There’s no limit on how much can be pumped there, because Arizona regulates only urban areas.

Fondomonte’s water use has drawn outrage from local residents and elected officials such as Attorney General Kris Mayes.

“Using Arizona groundwater for that and sending the alfalfa back to Saudi Arabia and you know, obviously I am very opposed to this use of Arizona's water,” she said.

Kris Mayes
Gage Skidmore/CC BY 2.0
Kris Mayes in 2022.

Mayes flagged discrepancies in the company’s paperwork, leading to state officials recently revoking — at least temporarily — Fondomonte’s permission to drill two new wells.

“It had claimed on one part of the application to be the owner of the land in Butler Valley, when in fact the state Land Department is the owner,” Mayes said.

She made water security one of her top talking points while running for attorney general last year. 

“Well, fundamentally we need to overhaul our groundwater laws so that these kinds of deals and these kinds of wells don't happen. We have to update the 1980 Groundwater Act and we have to create a whole lot more AMA's, active management areas, so that we can manage our groundwater supplies and so that people can't, companies from, you know, Saudi Arabia or any other country for that matter, can't come into the state of Arizona and exploit our most precious natural resource,” Mayes said.

Groundwater, which can take thousands of years to accumulate, is not considered a renewable resource.

Aquifers can be replenished through natural processes. The problem, according to ASU professor Tianfang Xu, is that they can’t be replenished fast enough.

“It's like a saving account, right? We have been working hard to save money over thousands of years. But maybe we're saving like $10 for each year for 1,000 years. But right now we're withdrawing money at a rate of $100, or even $1,000 every year, so it won't take long for the saving account to become over drafted,” said Xu.

And over drafting affects more than just water. Fondomonte’s farmland has sunk nearly 10 inches in the last 13 years.

“So we know for sure that if we pump too much from groundwater, then one of the undesired consequence is land subsidence. As we pump from groundwater, we are changing how the stress is distributed between water and aquifer material, right? So when we pump, we actually increase the stress being applied on the aquifer, so like a squeezing a sponge. And as we squeeze that sponge, we're reducing the volume of the aquifer and some reduction in volume is not reversible,” Xu said.

But knowing how much water is actually held in one of these basins is challenging, and it isn’t clear exactly how much has been used. Xu is working on developing machine learning models to help make that process easier. 

“So machine learning in my view is a really great way to discover some relation among the data that we are not aware of. So it's data-driven modeling based on machine learning and is very different from classical physical process modeling technique in that for physical based models, we have to know these rules like we know for sure if the precipitation, if there's rainfall then there's no irrigation. But that's actually not true. Because, not every farmer follows that rule, right? Actually, many do not. Machine learning, on the other hand, takes the bottom up approach. We don't have any rules assumed. We just look at the data and try to use statistical algorithms to explain the data.” Xu said.

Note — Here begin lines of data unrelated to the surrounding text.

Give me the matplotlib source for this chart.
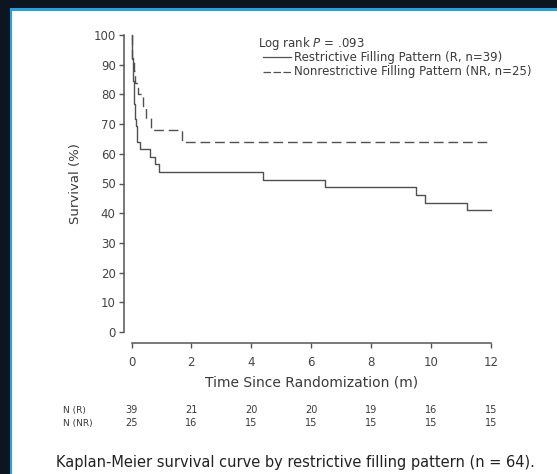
import matplotlib
matplotlib.use('Agg')
import matplotlib.pyplot as plt
from matplotlib.patches import Rectangle
from matplotlib.lines import Line2D

# Kaplan-Meier steps (months, survival %)
r_times = [0, 0.01, 0.02, 0.03, 0.04, 0.05, 0.06, 0.08, 0.09, 0.10, 0.12, 0.13, 0.15, 0.17, 0.19,
           0.30, 0.62, 0.80, 0.93, 4.39, 6.47, 9.49, 9.81, 11.21, 12]
r_surv = [100, 97.4, 94.9, 92.3, 89.7, 87.2, 84.6, 82.1, 79.5, 76.9, 74.4, 71.8, 69.2, 66.7, 64.1,
          61.5, 59.0, 56.4, 53.8, 51.3, 48.7, 46.2, 43.6, 41.0, 41.0]
nr_times = [0, 0.01, 0.03, 0.08, 0.12, 0.23, 0.38, 0.47, 0.65, 1.68, 12]
nr_surv = [100, 96, 92, 88, 84, 80, 76, 72, 68, 64, 64]

risk_times = [0, 2, 4, 6, 8, 10, 12]
risk_r = [39, 21, 20, 20, 19, 16, 15]
risk_nr = [25, 16, 15, 15, 15, 15, 15]

W, H = 557, 474
def fx(px):
    return px / W
def fy(py):
    return 1 - py / H

ink = '#3a3a3a'
line_col = '#505050'

fig = plt.figure(figsize=(5.57, 4.74), dpi=100, facecolor='#0c1520')
fig.patches.append(Rectangle((fx(10), 0), 1, fy(8), transform=fig.transFigure,
                             facecolor='#1aa5e4', edgecolor='none', zorder=-2))
fig.patches.append(Rectangle((fx(12), 0), 1, fy(11), transform=fig.transFigure,
                             facecolor='white', edgecolor='none', zorder=-1))

ax = fig.add_axes([fx(131.5), fy(332), fx(490.7) - fx(131.5), fy(35) - fy(332)])
ax.set_facecolor('none')

ax.step(r_times, r_surv, where='post', color=line_col, lw=1.0, clip_on=False)
ax.step(nr_times, nr_surv, where='post', color=line_col, lw=1.0, clip_on=False,
        dashes=(7, 3.5))

ax.set_xlim(0, 12)
ax.set_ylim(0, 100)
ax.set_xticks(range(0, 13, 2))
ax.set_yticks(range(0, 101, 10))

for s in ['top', 'right']:
    ax.spines[s].set_visible(False)
ax.spines['left'].set_position(('outward', 5.4))
ax.spines['bottom'].set_position(('outward', 7.9))
ax.spines['left'].set_bounds(0, 100)
ax.spines['bottom'].set_bounds(0, 12)
for s in ['left', 'bottom']:
    ax.spines[s].set_color('#555555')
    ax.spines[s].set_linewidth(1.1)

ax.tick_params(axis='y', length=3.5, width=1, color='#555555', labelsize=8.5,
               labelcolor='#444444', pad=2.5)
ax.tick_params(axis='x', length=3.6, width=1, color='#555555', labelsize=8.5,
               labelcolor='#444444', pad=5.5)

ax.set_xlabel('Time Since Randomization (m)', fontsize=10, color=ink, labelpad=5)
ax.set_ylabel('Survival (%)', fontsize=9.5, color=ink, labelpad=8)

# legend block
fig.text(fx(257.5), fy(43), 'Log rank $P$ = .093', fontsize=8.5, color=ink, va='center')
fig.add_artist(Line2D([fx(263), fx(291)], [fy(57), fy(57)], color=line_col, lw=0.9,
                      transform=fig.transFigure))
fig.add_artist(Line2D([fx(263), fx(291)], [fy(71.7), fy(71.7)], color=line_col, lw=0.9,
                      dashes=(6, 2), transform=fig.transFigure))
fig.text(fx(294), fy(57), 'Restrictive Filling Pattern (R, n=39)', fontsize=8.5,
         color=ink, va='center')
fig.text(fx(294), fy(71.7), 'Nonrestrictive Filling Pattern (NR, n=25)', fontsize=8.5,
         color=ink, va='center')

# number at risk
fig.text(fx(63), fy(410), 'N (R)', fontsize=6.5, color=ink, va='center')
fig.text(fx(63), fy(423.5), 'N (NR)', fontsize=6.5, color=ink, va='center')
for t, a, b in zip(risk_times, risk_r, risk_nr):
    xf = ax.transData.transform((t, 0))[0] / (W)
    fig.text(xf, fy(410), str(a), fontsize=7, color=ink, va='center', ha='center')
    fig.text(xf, fy(423.5), str(b), fontsize=7, color=ink, va='center', ha='center')

fig.text(fx(295), fy(462), 'Kaplan-Meier survival curve by restrictive filling pattern (n = 64).',
         fontsize=10.5, color='#222222', va='center', ha='center')

fig.savefig('out.png', dpi=100, facecolor=fig.get_facecolor())
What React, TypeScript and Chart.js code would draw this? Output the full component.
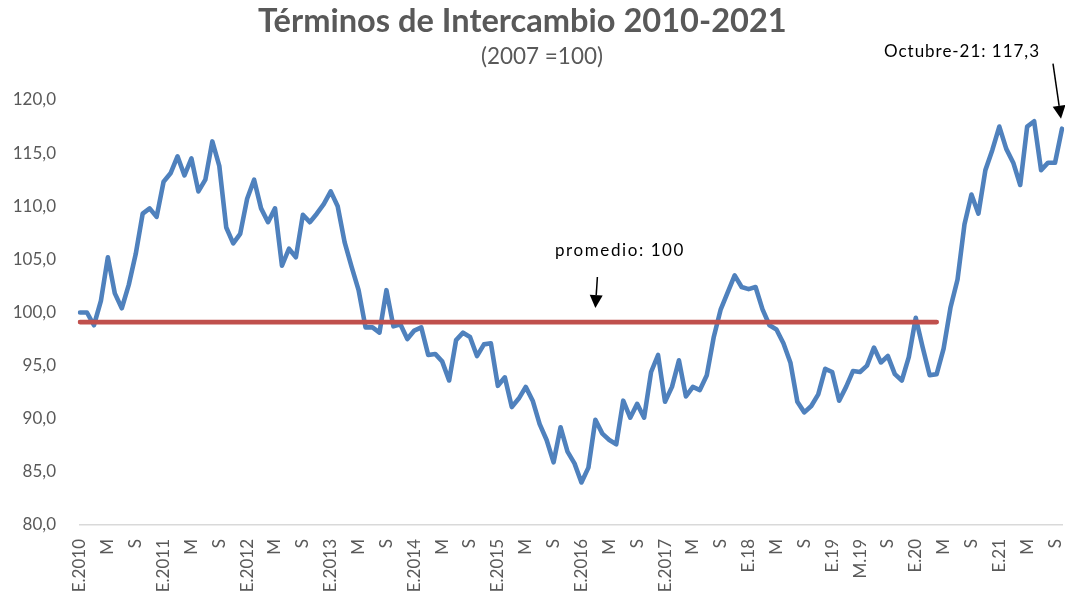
import React, { useEffect, useRef } from 'react';
import { Chart, registerables } from 'chart.js';

Chart.register(...registerables);

const years = [2010, 2011, 2012, 2013, 2014, 2015, 2016, 2017, 2018, 2019, 2020, 2021];
const monthNames = ['Ene', 'Feb', 'Mar', 'Abr', 'May', 'Jun', 'Jul', 'Ago', 'Sep', 'Oct', 'Nov', 'Dic'];
const categories: string[] = years
  .flatMap((yr) => monthNames.map((m) => `${m}-${yr}`))
  .slice(0, 142);

// one label every 4 months
const tickLabels = [
  'E.2010', 'M', 'S', 'E.2011', 'M', 'S', 'E.2012', 'M', 'S', 'E.2013', 'M', 'S',
  'E.2014', 'M', 'S', 'E.2015', 'M', 'S', 'E.2016', 'M', 'S', 'E.2017', 'M', 'S',
  'E.18', 'M', 'S', 'E.19', 'M.19', 'S', 'E.20', 'M', 'S', 'E.21', 'M', 'S',
];

const terminos = [
  // 2010
  100.0, 100.0, 98.8, 101.1, 105.2, 101.8, 100.4, 102.6, 105.5, 109.3, 109.8, 109.0,
  // 2011
  112.3, 113.1, 114.7, 112.9, 114.5, 111.4, 112.5, 116.1, 113.8, 108.0, 106.5, 107.4,
  // 2012
  110.7, 112.5, 109.8, 108.5, 109.8, 104.4, 106.0, 105.2, 109.2, 108.5, 109.3, 110.2,
  // 2013
  111.4, 110.0, 106.6, 104.3, 102.1, 98.6, 98.6, 98.1, 102.1, 98.7, 98.9, 97.5,
  // 2014
  98.3, 98.6, 96.0, 96.1, 95.4, 93.6, 97.4, 98.1, 97.7, 95.9, 97.0, 97.1,
  // 2015
  93.1, 93.9, 91.1, 91.9, 93.0, 91.7, 89.5, 88.0, 85.9, 89.2, 86.9, 85.8,
  // 2016
  84.0, 85.4, 89.9, 88.6, 88.0, 87.6, 91.7, 90.1, 91.4, 90.1, 94.4, 96.0,
  // 2017
  91.6, 93.0, 95.5, 92.1, 93.0, 92.7, 94.1, 97.7, 100.3, 101.9, 103.5, 102.4,
  // 2018
  102.2, 102.4, 100.3, 98.8, 98.4, 97.1, 95.3, 91.6, 90.6, 91.2, 92.3, 94.7,
  // 2019
  94.4, 91.7, 93.0, 94.5, 94.4, 95.0, 96.7, 95.3, 95.9, 94.2, 93.6, 95.8,
  // 2020
  99.5, 96.7, 94.1, 94.2, 96.6, 100.5, 103.1, 108.3, 111.1, 109.3, 113.4, 115.3,
  // 2021 (Ene - Oct)
  117.5, 115.4, 114.1, 112.0, 117.5, 118.0, 113.4, 114.1, 114.1, 117.3,
];

const promedioValue = 99.1;
const promedioEndIndex = 123;
const promedioSeries = categories.map((_, i) => (i <= promedioEndIndex ? promedioValue : null));

const titleText = 'Términos de Intercambio 2010-2021';
const subtitleText = '(2007 =100)';
const promedioNote = 'promedio: 100';
const promedioNoteIndex = 74;
const lastNote = 'Octubre-21: 117,3';

const GREY = '#595959';
const FONT = 'Lato, "Open Sans", sans-serif';

function fitSpacing(
  ctx: CanvasRenderingContext2D,
  text: string,
  weight: string,
  size: number,
  target: number,
) {
  ctx.font = `${weight} ${size}px ${FONT}`;
  (ctx as any).letterSpacing = '0px';
  const w = ctx.measureText(text).width;
  const sp = (target - w) / text.length;
  (ctx as any).letterSpacing = `${sp}px`;
}

function fitSize(
  ctx: CanvasRenderingContext2D,
  text: string,
  weight: string,
  target: number,
) {
  (ctx as any).letterSpacing = '0px';
  ctx.font = `${weight} 100px ${FONT}`;
  const w = ctx.measureText(text).width;
  const size = (100 * target) / w;
  ctx.font = `${weight} ${size}px ${FONT}`;
}

function arrow(ctx: CanvasRenderingContext2D, x1: number, y1: number, x2: number, y2: number) {
  const ang = Math.atan2(y2 - y1, x2 - x1);
  const headLen = 13;
  const headW = 6.5;
  const bx = x2 - headLen * Math.cos(ang);
  const by = y2 - headLen * Math.sin(ang);
  ctx.strokeStyle = '#000';
  ctx.fillStyle = '#000';
  ctx.lineWidth = 1.5;
  ctx.beginPath();
  ctx.moveTo(x1, y1);
  ctx.lineTo(bx, by);
  ctx.stroke();
  ctx.beginPath();
  ctx.moveTo(x2, y2);
  ctx.lineTo(bx + headW * Math.sin(ang), by - headW * Math.cos(ang));
  ctx.lineTo(bx - headW * Math.sin(ang), by + headW * Math.cos(ang));
  ctx.closePath();
  ctx.fill();
}

const notesPlugin = {
  id: 'notes',
  afterDraw(chart: any) {
    const { ctx, scales } = chart;
    const x = scales.x;
    const y = scales.y;
    ctx.save();
    // titles
    ctx.fillStyle = GREY;
    ctx.textAlign = 'left';
    ctx.textBaseline = 'middle';
    fitSize(ctx, titleText, 'bold', 529);
    ctx.fillText(titleText, 258, 21);
    fitSize(ctx, subtitleText, 'normal', 122);
    ctx.fillText(subtitleText, 481, 57);

    // promedio annotation
    ctx.fillStyle = '#000';
    fitSpacing(ctx, promedioNote, 'normal', 17, 130);
    ctx.fillText(promedioNote, 555, 251);
    const px = x.getPixelForValue(promedioNoteIndex);
    const py = y.getPixelForValue(promedioValue);
    (ctx as any).letterSpacing = '0px';
    arrow(ctx, px + 2, py - 45, px, py - 14);

    // last value annotation
    ctx.fillStyle = '#000';
    fitSpacing(ctx, lastNote, 'normal', 17, 156);
    ctx.fillText(lastNote, 884, 52);
    const lx = x.getPixelForValue(terminos.length - 1);
    const ly = y.getPixelForValue(terminos[terminos.length - 1]);
    (ctx as any).letterSpacing = '0px';
    arrow(ctx, lx - 9, ly - 65, lx - 1, ly - 10);
    ctx.restore();
  },
};

export default function App() {
  const canvasRef = useRef<HTMLCanvasElement | null>(null);

  useEffect(() => {
    const canvas = canvasRef.current;
    if (!canvas) return;
    const chart = new Chart(canvas, {
      type: 'line',
      data: {
        labels: categories,
        datasets: [
          {
            label: 'Promedio',
            data: promedioSeries,
            borderColor: '#C0504D',
            backgroundColor: '#C0504D',
            borderWidth: 4.8,
            borderCapStyle: 'round',
            pointRadius: 0,
            tension: 0,
            order: 1,
            spanGaps: false,
          },
          {
            label: 'Términos de Intercambio',
            data: terminos,
            borderColor: '#4F81BD',
            backgroundColor: '#4F81BD',
            borderWidth: 4.6,
            borderCapStyle: 'round',
            borderJoinStyle: 'round',
            pointRadius: 0,
            tension: 0,
            order: 2,
          },
        ],
      },
      options: {
        animation: false,
        responsive: false,
        devicePixelRatio: 1,
        layout: { padding: { left: 0, right: 3, top: 100, bottom: 0 } },
        plugins: {
          legend: { display: false },
          title: { display: false },
          tooltip: { enabled: false },
        },
        scales: {
          x: {
            type: 'category',
            offset: false,
            grid: { display: false, drawTicks: false },
            border: { display: true, color: '#d9d9d9', width: 1.5 },
            ticks: {
              autoSkip: false,
              maxRotation: 90,
              minRotation: 90,
              padding: 14,
              color: GREY,
              font: { family: FONT, size: 17 },
              callback: (_v: any, idx: number) => (idx % 4 === 0 ? tickLabels[idx / 4] : null),
            },
            afterFit: (s: any) => {
              s.height = 75;
              s.paddingRight = 0;
              s.paddingLeft = 0;
            },
          },
          y: {
            min: 80,
            max: 120,
            grid: { display: false, drawTicks: false },
            border: { display: false },
            ticks: {
              stepSize: 5,
              padding: 24,
              color: GREY,
              font: { family: FONT, size: 17 },
              callback: (v: any) => Number(v).toFixed(1).replace('.', ','),
            },
            afterFit: (s: any) => {
              s.width = 80;
            },
          },
        },
      },
      plugins: [notesPlugin],
    });
    return () => chart.destroy();
  }, []);

  return (
    <div style={{ position: 'absolute', left: 0, top: 0, width: 1065, height: 600, background: '#fff' }}>
      <canvas ref={canvasRef} width={1065} height={600} />
    </div>
  );
}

Koch said that similar situations abroad that led Almarai to Arizona has been a lesson for many citizens in the state. 

“You had the farming in Saudi Arabia getting to a crisis point where the government essentially said. Oh wait, we can't do this anymore. And I think that Arizona is kind of on that cusp of realizing that.” Koch said. 

There’s a lot of anger directed at Fondomonte and Saudi Arabia. But Koch says the real problem is Arizona’s inability to regulate its own resources.

“There is a bigger structural problem with the way that the Saudi company is able to exploit Arizona’s outdated water regulations, which mean that they are not being charged for the groundwater that they are pumping at this particular farm, so some people do take a more critical stance and understand that that it's a bigger set of questions about Arizona's political actors,” Koch said.

Katie Hobbs water announcement
Katherine Davis-Young/KJZZ
Gov. Katie Hobbs announces Arizona will no longer approve construction in areas around Phoenix that depend solely on groundwater.

This month, Arizona officials announced new restrictions on housing construction on the fringes of Phoenix due to the lack of guaranteed water supply. But that’s within an urban management area. For rural Arizona, there is currently little that can be done.

“These are not problems that foreigners have caused. These are Arizona's domestic policy problems. Arizona has the tools to solve some of these policy loopholes. Start monitoring groundwater use. Charge the users for their use, like these are really, really basic policy questions that Arizonans can deal with,” Koch said.